▼

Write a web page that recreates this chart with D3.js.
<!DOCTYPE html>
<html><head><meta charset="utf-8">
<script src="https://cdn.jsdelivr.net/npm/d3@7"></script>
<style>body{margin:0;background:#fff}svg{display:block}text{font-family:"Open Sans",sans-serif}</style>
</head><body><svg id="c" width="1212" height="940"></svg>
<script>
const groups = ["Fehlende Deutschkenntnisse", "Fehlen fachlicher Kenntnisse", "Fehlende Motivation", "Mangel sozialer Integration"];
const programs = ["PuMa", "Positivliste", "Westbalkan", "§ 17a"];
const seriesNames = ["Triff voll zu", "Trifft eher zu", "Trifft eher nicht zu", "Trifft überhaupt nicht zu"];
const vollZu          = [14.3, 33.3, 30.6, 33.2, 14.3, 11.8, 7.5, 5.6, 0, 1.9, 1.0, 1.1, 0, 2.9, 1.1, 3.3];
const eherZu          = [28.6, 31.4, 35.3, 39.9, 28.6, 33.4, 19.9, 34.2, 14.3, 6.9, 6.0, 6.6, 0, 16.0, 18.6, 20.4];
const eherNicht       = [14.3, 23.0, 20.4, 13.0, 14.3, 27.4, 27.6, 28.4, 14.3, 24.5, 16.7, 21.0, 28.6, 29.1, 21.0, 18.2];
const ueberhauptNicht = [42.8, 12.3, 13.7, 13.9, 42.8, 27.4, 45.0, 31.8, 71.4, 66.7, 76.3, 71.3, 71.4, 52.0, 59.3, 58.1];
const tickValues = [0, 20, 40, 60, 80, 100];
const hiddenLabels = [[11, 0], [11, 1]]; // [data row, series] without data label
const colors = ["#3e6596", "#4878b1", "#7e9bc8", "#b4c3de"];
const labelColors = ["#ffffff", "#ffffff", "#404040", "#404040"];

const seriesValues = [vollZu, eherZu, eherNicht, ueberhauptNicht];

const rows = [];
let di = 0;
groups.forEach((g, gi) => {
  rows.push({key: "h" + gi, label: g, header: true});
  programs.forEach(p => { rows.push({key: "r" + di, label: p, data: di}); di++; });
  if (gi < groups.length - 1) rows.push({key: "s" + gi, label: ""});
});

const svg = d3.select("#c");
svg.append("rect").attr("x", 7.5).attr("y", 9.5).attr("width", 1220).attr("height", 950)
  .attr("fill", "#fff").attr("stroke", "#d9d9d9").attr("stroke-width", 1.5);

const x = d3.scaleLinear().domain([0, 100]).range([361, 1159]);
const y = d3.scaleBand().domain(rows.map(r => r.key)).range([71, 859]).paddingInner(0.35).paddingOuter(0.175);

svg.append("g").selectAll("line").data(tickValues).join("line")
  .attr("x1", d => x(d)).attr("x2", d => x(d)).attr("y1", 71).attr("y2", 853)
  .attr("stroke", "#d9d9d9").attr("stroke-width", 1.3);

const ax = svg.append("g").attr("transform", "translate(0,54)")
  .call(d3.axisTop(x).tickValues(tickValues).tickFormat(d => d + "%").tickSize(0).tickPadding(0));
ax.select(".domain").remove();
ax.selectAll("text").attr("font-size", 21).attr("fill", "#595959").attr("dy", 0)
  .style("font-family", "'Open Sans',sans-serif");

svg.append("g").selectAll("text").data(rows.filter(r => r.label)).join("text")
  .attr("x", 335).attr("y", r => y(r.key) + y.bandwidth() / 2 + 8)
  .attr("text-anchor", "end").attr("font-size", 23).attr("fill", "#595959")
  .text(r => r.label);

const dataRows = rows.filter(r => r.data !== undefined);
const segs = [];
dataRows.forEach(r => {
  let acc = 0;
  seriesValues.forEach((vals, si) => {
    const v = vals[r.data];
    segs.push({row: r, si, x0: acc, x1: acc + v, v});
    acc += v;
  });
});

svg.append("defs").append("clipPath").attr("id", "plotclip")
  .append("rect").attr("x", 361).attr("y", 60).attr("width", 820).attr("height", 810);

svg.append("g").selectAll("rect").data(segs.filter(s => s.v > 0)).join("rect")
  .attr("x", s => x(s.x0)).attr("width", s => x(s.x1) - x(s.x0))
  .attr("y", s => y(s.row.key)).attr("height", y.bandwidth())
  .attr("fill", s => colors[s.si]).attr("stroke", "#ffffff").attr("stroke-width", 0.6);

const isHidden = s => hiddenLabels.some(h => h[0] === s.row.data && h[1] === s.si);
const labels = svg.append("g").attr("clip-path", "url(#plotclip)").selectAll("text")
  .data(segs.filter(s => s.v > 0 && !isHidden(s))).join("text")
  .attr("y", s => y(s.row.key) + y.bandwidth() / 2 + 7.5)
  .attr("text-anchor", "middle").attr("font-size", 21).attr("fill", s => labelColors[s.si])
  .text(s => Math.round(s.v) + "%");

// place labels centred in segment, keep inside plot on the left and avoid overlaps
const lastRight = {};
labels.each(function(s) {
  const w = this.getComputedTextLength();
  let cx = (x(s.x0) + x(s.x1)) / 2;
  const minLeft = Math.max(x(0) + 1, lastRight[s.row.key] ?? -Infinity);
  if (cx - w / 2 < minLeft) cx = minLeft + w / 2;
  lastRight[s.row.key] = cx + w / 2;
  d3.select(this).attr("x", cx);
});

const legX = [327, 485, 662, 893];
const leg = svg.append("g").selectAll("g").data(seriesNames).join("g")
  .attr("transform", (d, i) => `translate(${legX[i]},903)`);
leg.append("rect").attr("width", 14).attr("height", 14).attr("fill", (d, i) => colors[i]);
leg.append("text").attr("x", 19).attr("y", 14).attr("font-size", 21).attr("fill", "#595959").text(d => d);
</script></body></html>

▲

◆ Written problem
Copy the material above verbatim.

◆ Expected answer
Write a web page that recreates this chart with D3.js.
<!DOCTYPE html>
<html><head><meta charset="utf-8">
<script src="https://cdn.jsdelivr.net/npm/d3@7"></script>
<style>body{margin:0;background:#fff}svg{display:block}text{font-family:"Open Sans",sans-serif}</style>
</head><body><svg id="c" width="1212" height="940"></svg>
<script>
const groups = ["Fehlende Deutschkenntnisse", "Fehlen fachlicher Kenntnisse", "Fehlende Motivation", "Mangel sozialer Integration"];
const programs = ["PuMa", "Positivliste", "Westbalkan", "§ 17a"];
const seriesNames = ["Triff voll zu", "Trifft eher zu", "Trifft eher nicht zu", "Trifft überhaupt nicht zu"];
const vollZu          = [14.3, 33.3, 30.6, 33.2, 14.3, 11.8, 7.5, 5.6, 0, 1.9, 1.0, 1.1, 0, 2.9, 1.1, 3.3];
const eherZu          = [28.6, 31.4, 35.3, 39.9, 28.6, 33.4, 19.9, 34.2, 14.3, 6.9, 6.0, 6.6, 0, 16.0, 18.6, 20.4];
const eherNicht       = [14.3, 23.0, 20.4, 13.0, 14.3, 27.4, 27.6, 28.4, 14.3, 24.5, 16.7, 21.0, 28.6, 29.1, 21.0, 18.2];
const ueberhauptNicht = [42.8, 12.3, 13.7, 13.9, 42.8, 27.4, 45.0, 31.8, 71.4, 66.7, 76.3, 71.3, 71.4, 52.0, 59.3, 58.1];
const tickValues = [0, 20, 40, 60, 80, 100];
const hiddenLabels = [[11, 0], [11, 1]]; // [data row, series] without data label
const colors = ["#3e6596", "#4878b1", "#7e9bc8", "#b4c3de"];
const labelColors = ["#ffffff", "#ffffff", "#404040", "#404040"];

const seriesValues = [vollZu, eherZu, eherNicht, ueberhauptNicht];

const rows = [];
let di = 0;
groups.forEach((g, gi) => {
  rows.push({key: "h" + gi, label: g, header: true});
  programs.forEach(p => { rows.push({key: "r" + di, label: p, data: di}); di++; });
  if (gi < groups.length - 1) rows.push({key: "s" + gi, label: ""});
});

const svg = d3.select("#c");
svg.append("rect").attr("x", 7.5).attr("y", 9.5).attr("width", 1220).attr("height", 950)
  .attr("fill", "#fff").attr("stroke", "#d9d9d9").attr("stroke-width", 1.5);

const x = d3.scaleLinear().domain([0, 100]).range([361, 1159]);
const y = d3.scaleBand().domain(rows.map(r => r.key)).range([71, 859]).paddingInner(0.35).paddingOuter(0.175);

svg.append("g").selectAll("line").data(tickValues).join("line")
  .attr("x1", d => x(d)).attr("x2", d => x(d)).attr("y1", 71).attr("y2", 853)
  .attr("stroke", "#d9d9d9").attr("stroke-width", 1.3);

const ax = svg.append("g").attr("transform", "translate(0,54)")
  .call(d3.axisTop(x).tickValues(tickValues).tickFormat(d => d + "%").tickSize(0).tickPadding(0));
ax.select(".domain").remove();
ax.selectAll("text").attr("font-size", 21).attr("fill", "#595959").attr("dy", 0)
  .style("font-family", "'Open Sans',sans-serif");

svg.append("g").selectAll("text").data(rows.filter(r => r.label)).join("text")
  .attr("x", 335).attr("y", r => y(r.key) + y.bandwidth() / 2 + 8)
  .attr("text-anchor", "end").attr("font-size", 23).attr("fill", "#595959")
  .text(r => r.label);

const dataRows = rows.filter(r => r.data !== undefined);
const segs = [];
dataRows.forEach(r => {
  let acc = 0;
  seriesValues.forEach((vals, si) => {
    const v = vals[r.data];
    segs.push({row: r, si, x0: acc, x1: acc + v, v});
    acc += v;
  });
});

svg.append("defs").append("clipPath").attr("id", "plotclip")
  .append("rect").attr("x", 361).attr("y", 60).attr("width", 820).attr("height", 810);

svg.append("g").selectAll("rect").data(segs.filter(s => s.v > 0)).join("rect")
  .attr("x", s => x(s.x0)).attr("width", s => x(s.x1) - x(s.x0))
  .attr("y", s => y(s.row.key)).attr("height", y.bandwidth())
  .attr("fill", s => colors[s.si]).attr("stroke", "#ffffff").attr("stroke-width", 0.6);

const isHidden = s => hiddenLabels.some(h => h[0] === s.row.data && h[1] === s.si);
const labels = svg.append("g").attr("clip-path", "url(#plotclip)").selectAll("text")
  .data(segs.filter(s => s.v > 0 && !isHidden(s))).join("text")
  .attr("y", s => y(s.row.key) + y.bandwidth() / 2 + 7.5)
  .attr("text-anchor", "middle").attr("font-size", 21).attr("fill", s => labelColors[s.si])
  .text(s => Math.round(s.v) + "%");

// place labels centred in segment, keep inside plot on the left and avoid overlaps
const lastRight = {};
labels.each(function(s) {
  const w = this.getComputedTextLength();
  let cx = (x(s.x0) + x(s.x1)) / 2;
  const minLeft = Math.max(x(0) + 1, lastRight[s.row.key] ?? -Infinity);
  if (cx - w / 2 < minLeft) cx = minLeft + w / 2;
  lastRight[s.row.key] = cx + w / 2;
  d3.select(this).attr("x", cx);
});

const legX = [327, 485, 662, 893];
const leg = svg.append("g").selectAll("g").data(seriesNames).join("g")
  .attr("transform", (d, i) => `translate(${legX[i]},903)`);
leg.append("rect").attr("width", 14).attr("height", 14).attr("fill", (d, i) => colors[i]);
leg.append("text").attr("x", 19).attr("y", 14).attr("font-size", 21).attr("fill", "#595959").text(d => d);
</script></body></html>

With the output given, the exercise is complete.